Given exercise: Please transcribe the listing below in full and word for word, without its pictures.
═════ Data excerpt
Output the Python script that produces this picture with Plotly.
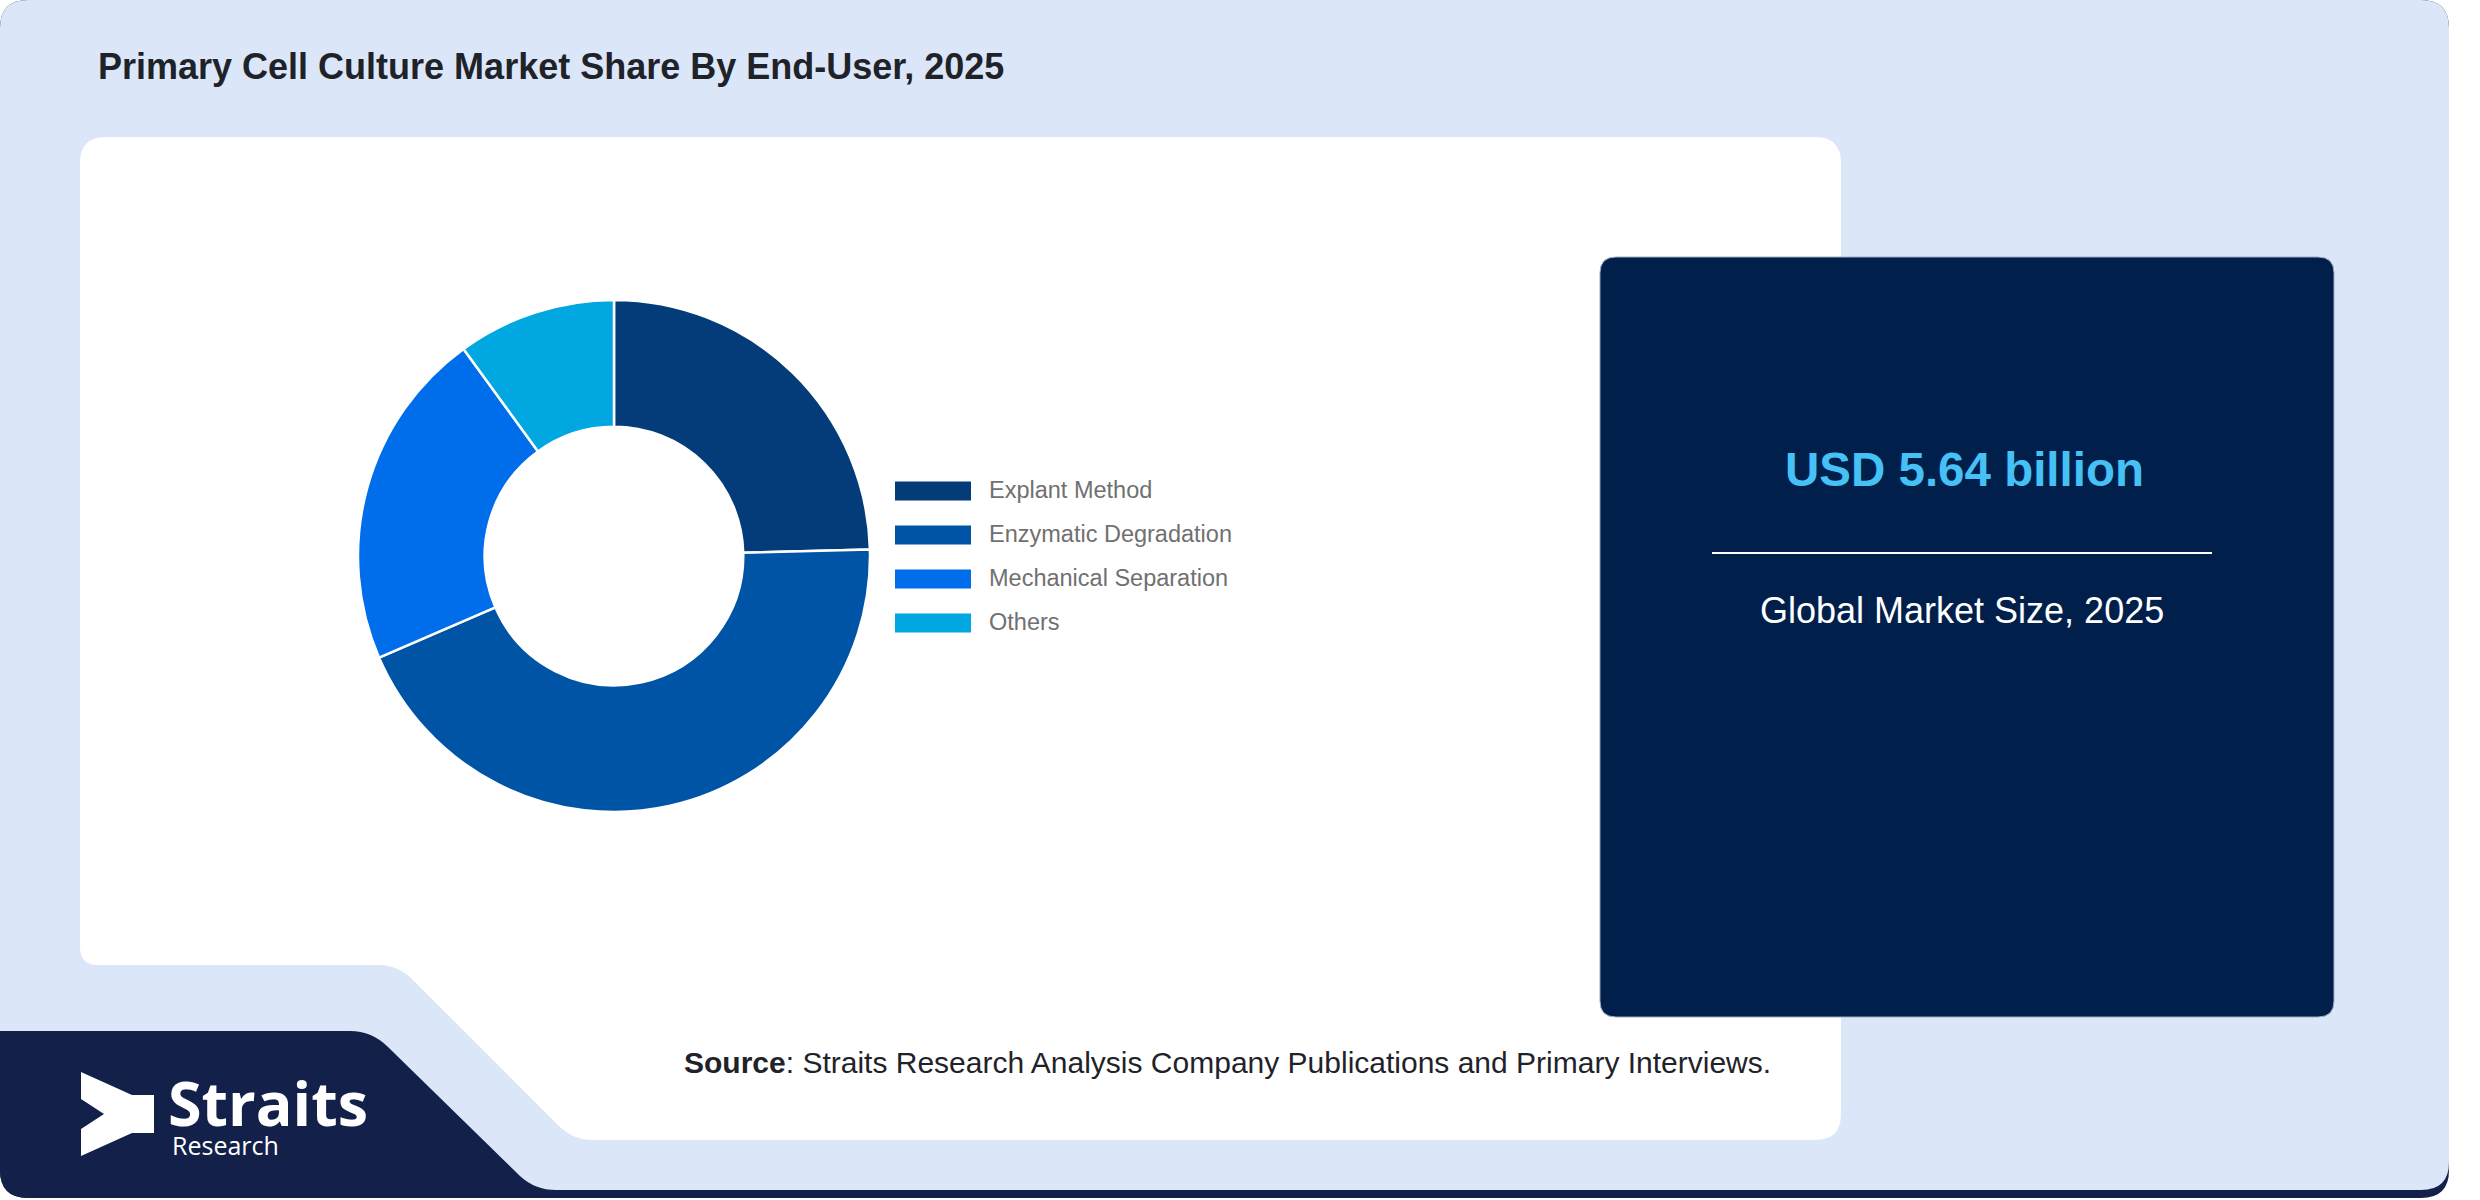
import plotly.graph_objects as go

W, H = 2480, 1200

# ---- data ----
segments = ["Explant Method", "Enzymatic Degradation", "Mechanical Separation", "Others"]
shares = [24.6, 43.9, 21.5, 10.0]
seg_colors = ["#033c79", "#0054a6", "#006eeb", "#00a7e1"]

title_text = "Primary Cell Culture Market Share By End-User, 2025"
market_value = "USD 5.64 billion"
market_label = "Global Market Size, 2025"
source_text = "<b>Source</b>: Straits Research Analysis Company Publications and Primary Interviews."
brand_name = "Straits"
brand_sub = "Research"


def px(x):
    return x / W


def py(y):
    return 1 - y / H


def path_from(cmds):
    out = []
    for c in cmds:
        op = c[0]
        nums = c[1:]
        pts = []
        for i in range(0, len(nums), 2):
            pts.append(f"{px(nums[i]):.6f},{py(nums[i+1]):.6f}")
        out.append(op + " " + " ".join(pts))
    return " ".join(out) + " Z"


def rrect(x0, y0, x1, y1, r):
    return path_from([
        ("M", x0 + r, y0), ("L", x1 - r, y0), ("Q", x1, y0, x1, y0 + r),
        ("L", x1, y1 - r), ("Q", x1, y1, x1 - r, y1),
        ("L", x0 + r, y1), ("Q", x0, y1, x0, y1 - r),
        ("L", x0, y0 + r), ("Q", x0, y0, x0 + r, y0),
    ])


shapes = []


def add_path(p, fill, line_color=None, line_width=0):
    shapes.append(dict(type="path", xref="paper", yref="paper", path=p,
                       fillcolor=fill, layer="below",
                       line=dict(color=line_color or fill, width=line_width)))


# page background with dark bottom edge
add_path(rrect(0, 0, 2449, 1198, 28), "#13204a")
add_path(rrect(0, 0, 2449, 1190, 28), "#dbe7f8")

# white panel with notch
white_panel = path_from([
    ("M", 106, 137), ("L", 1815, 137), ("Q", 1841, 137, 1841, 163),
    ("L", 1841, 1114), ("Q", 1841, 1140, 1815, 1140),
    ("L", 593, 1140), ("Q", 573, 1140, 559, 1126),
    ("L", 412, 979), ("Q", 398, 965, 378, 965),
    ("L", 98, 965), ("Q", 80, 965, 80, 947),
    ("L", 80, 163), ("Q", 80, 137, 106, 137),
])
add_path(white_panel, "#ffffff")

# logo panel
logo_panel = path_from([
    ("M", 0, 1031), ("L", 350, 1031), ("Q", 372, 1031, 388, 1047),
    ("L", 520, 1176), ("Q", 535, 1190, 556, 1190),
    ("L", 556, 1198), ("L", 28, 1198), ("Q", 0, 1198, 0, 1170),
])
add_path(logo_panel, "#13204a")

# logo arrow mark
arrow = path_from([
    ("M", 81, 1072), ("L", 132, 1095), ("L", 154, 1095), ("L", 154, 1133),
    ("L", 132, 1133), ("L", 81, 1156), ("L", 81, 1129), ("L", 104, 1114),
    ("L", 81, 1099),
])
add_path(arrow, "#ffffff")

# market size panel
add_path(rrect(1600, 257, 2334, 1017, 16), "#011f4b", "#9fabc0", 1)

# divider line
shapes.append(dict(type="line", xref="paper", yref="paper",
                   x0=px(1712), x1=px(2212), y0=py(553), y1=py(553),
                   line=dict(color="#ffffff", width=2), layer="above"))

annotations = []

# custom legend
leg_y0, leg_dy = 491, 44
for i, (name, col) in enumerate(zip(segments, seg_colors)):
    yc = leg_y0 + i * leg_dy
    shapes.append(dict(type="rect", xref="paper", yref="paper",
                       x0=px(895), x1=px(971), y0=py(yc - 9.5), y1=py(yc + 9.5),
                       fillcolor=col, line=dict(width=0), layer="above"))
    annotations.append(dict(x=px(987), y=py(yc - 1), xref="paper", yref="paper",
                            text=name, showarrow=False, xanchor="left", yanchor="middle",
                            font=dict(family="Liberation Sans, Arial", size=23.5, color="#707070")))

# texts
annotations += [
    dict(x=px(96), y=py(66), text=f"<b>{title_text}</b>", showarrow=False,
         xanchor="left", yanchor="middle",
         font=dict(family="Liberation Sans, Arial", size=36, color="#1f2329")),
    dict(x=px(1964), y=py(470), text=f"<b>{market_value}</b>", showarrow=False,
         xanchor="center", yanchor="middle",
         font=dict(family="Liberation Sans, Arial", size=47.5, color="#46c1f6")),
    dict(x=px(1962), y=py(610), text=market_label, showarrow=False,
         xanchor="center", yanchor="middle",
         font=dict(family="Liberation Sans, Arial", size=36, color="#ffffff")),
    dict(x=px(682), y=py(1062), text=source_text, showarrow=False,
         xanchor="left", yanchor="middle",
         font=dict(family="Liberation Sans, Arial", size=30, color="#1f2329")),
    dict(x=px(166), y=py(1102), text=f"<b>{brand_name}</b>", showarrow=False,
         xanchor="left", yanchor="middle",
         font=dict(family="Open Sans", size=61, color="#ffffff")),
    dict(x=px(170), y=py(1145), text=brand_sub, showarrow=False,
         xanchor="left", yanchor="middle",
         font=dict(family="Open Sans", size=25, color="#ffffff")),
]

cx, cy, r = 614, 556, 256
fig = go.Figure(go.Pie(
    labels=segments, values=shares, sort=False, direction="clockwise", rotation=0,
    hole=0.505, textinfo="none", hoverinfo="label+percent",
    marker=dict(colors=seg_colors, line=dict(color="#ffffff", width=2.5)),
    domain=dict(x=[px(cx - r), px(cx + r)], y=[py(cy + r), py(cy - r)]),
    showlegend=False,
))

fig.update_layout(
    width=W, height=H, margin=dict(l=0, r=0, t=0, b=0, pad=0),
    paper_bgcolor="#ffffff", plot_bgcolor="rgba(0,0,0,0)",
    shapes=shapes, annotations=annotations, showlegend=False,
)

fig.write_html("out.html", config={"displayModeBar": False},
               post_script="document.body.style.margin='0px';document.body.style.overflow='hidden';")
══════════
Result of the exercise:
Output the Python script that produces this picture with Plotly.
import plotly.graph_objects as go

W, H = 2480, 1200

# ---- data ----
segments = ["Explant Method", "Enzymatic Degradation", "Mechanical Separation", "Others"]
shares = [24.6, 43.9, 21.5, 10.0]
seg_colors = ["#033c79", "#0054a6", "#006eeb", "#00a7e1"]

title_text = "Primary Cell Culture Market Share By End-User, 2025"
market_value = "USD 5.64 billion"
market_label = "Global Market Size, 2025"
source_text = "<b>Source</b>: Straits Research Analysis Company Publications and Primary Interviews."
brand_name = "Straits"
brand_sub = "Research"


def px(x):
    return x / W


def py(y):
    return 1 - y / H


def path_from(cmds):
    out = []
    for c in cmds:
        op = c[0]
        nums = c[1:]
        pts = []
        for i in range(0, len(nums), 2):
            pts.append(f"{px(nums[i]):.6f},{py(nums[i+1]):.6f}")
        out.append(op + " " + " ".join(pts))
    return " ".join(out) + " Z"


def rrect(x0, y0, x1, y1, r):
    return path_from([
        ("M", x0 + r, y0), ("L", x1 - r, y0), ("Q", x1, y0, x1, y0 + r),
        ("L", x1, y1 - r), ("Q", x1, y1, x1 - r, y1),
        ("L", x0 + r, y1), ("Q", x0, y1, x0, y1 - r),
        ("L", x0, y0 + r), ("Q", x0, y0, x0 + r, y0),
    ])


shapes = []


def add_path(p, fill, line_color=None, line_width=0):
    shapes.append(dict(type="path", xref="paper", yref="paper", path=p,
                       fillcolor=fill, layer="below",
                       line=dict(color=line_color or fill, width=line_width)))


# page background with dark bottom edge
add_path(rrect(0, 0, 2449, 1198, 28), "#13204a")
add_path(rrect(0, 0, 2449, 1190, 28), "#dbe7f8")

# white panel with notch
white_panel = path_from([
    ("M", 106, 137), ("L", 1815, 137), ("Q", 1841, 137, 1841, 163),
    ("L", 1841, 1114), ("Q", 1841, 1140, 1815, 1140),
    ("L", 593, 1140), ("Q", 573, 1140, 559, 1126),
    ("L", 412, 979), ("Q", 398, 965, 378, 965),
    ("L", 98, 965), ("Q", 80, 965, 80, 947),
    ("L", 80, 163), ("Q", 80, 137, 106, 137),
])
add_path(white_panel, "#ffffff")

# logo panel
logo_panel = path_from([
    ("M", 0, 1031), ("L", 350, 1031), ("Q", 372, 1031, 388, 1047),
    ("L", 520, 1176), ("Q", 535, 1190, 556, 1190),
    ("L", 556, 1198), ("L", 28, 1198), ("Q", 0, 1198, 0, 1170),
])
add_path(logo_panel, "#13204a")

# logo arrow mark
arrow = path_from([
    ("M", 81, 1072), ("L", 132, 1095), ("L", 154, 1095), ("L", 154, 1133),
    ("L", 132, 1133), ("L", 81, 1156), ("L", 81, 1129), ("L", 104, 1114),
    ("L", 81, 1099),
])
add_path(arrow, "#ffffff")

# market size panel
add_path(rrect(1600, 257, 2334, 1017, 16), "#011f4b", "#9fabc0", 1)

# divider line
shapes.append(dict(type="line", xref="paper", yref="paper",
                   x0=px(1712), x1=px(2212), y0=py(553), y1=py(553),
                   line=dict(color="#ffffff", width=2), layer="above"))

annotations = []

# custom legend
leg_y0, leg_dy = 491, 44
for i, (name, col) in enumerate(zip(segments, seg_colors)):
    yc = leg_y0 + i * leg_dy
    shapes.append(dict(type="rect", xref="paper", yref="paper",
                       x0=px(895), x1=px(971), y0=py(yc - 9.5), y1=py(yc + 9.5),
                       fillcolor=col, line=dict(width=0), layer="above"))
    annotations.append(dict(x=px(987), y=py(yc - 1), xref="paper", yref="paper",
                            text=name, showarrow=False, xanchor="left", yanchor="middle",
                            font=dict(family="Liberation Sans, Arial", size=23.5, color="#707070")))

# texts
annotations += [
    dict(x=px(96), y=py(66), text=f"<b>{title_text}</b>", showarrow=False,
         xanchor="left", yanchor="middle",
         font=dict(family="Liberation Sans, Arial", size=36, color="#1f2329")),
    dict(x=px(1964), y=py(470), text=f"<b>{market_value}</b>", showarrow=False,
         xanchor="center", yanchor="middle",
         font=dict(family="Liberation Sans, Arial", size=47.5, color="#46c1f6")),
    dict(x=px(1962), y=py(610), text=market_label, showarrow=False,
         xanchor="center", yanchor="middle",
         font=dict(family="Liberation Sans, Arial", size=36, color="#ffffff")),
    dict(x=px(682), y=py(1062), text=source_text, showarrow=False,
         xanchor="left", yanchor="middle",
         font=dict(family="Liberation Sans, Arial", size=30, color="#1f2329")),
    dict(x=px(166), y=py(1102), text=f"<b>{brand_name}</b>", showarrow=False,
         xanchor="left", yanchor="middle",
         font=dict(family="Open Sans", size=61, color="#ffffff")),
    dict(x=px(170), y=py(1145), text=brand_sub, showarrow=False,
         xanchor="left", yanchor="middle",
         font=dict(family="Open Sans", size=25, color="#ffffff")),
]

cx, cy, r = 614, 556, 256
fig = go.Figure(go.Pie(
    labels=segments, values=shares, sort=False, direction="clockwise", rotation=0,
    hole=0.505, textinfo="none", hoverinfo="label+percent",
    marker=dict(colors=seg_colors, line=dict(color="#ffffff", width=2.5)),
    domain=dict(x=[px(cx - r), px(cx + r)], y=[py(cy + r), py(cy - r)]),
    showlegend=False,
))

fig.update_layout(
    width=W, height=H, margin=dict(l=0, r=0, t=0, b=0, pad=0),
    paper_bgcolor="#ffffff", plot_bgcolor="rgba(0,0,0,0)",
    shapes=shapes, annotations=annotations, showlegend=False,
)

fig.write_html("out.html", config={"displayModeBar": False},
               post_script="document.body.style.margin='0px';document.body.style.overflow='hidden';")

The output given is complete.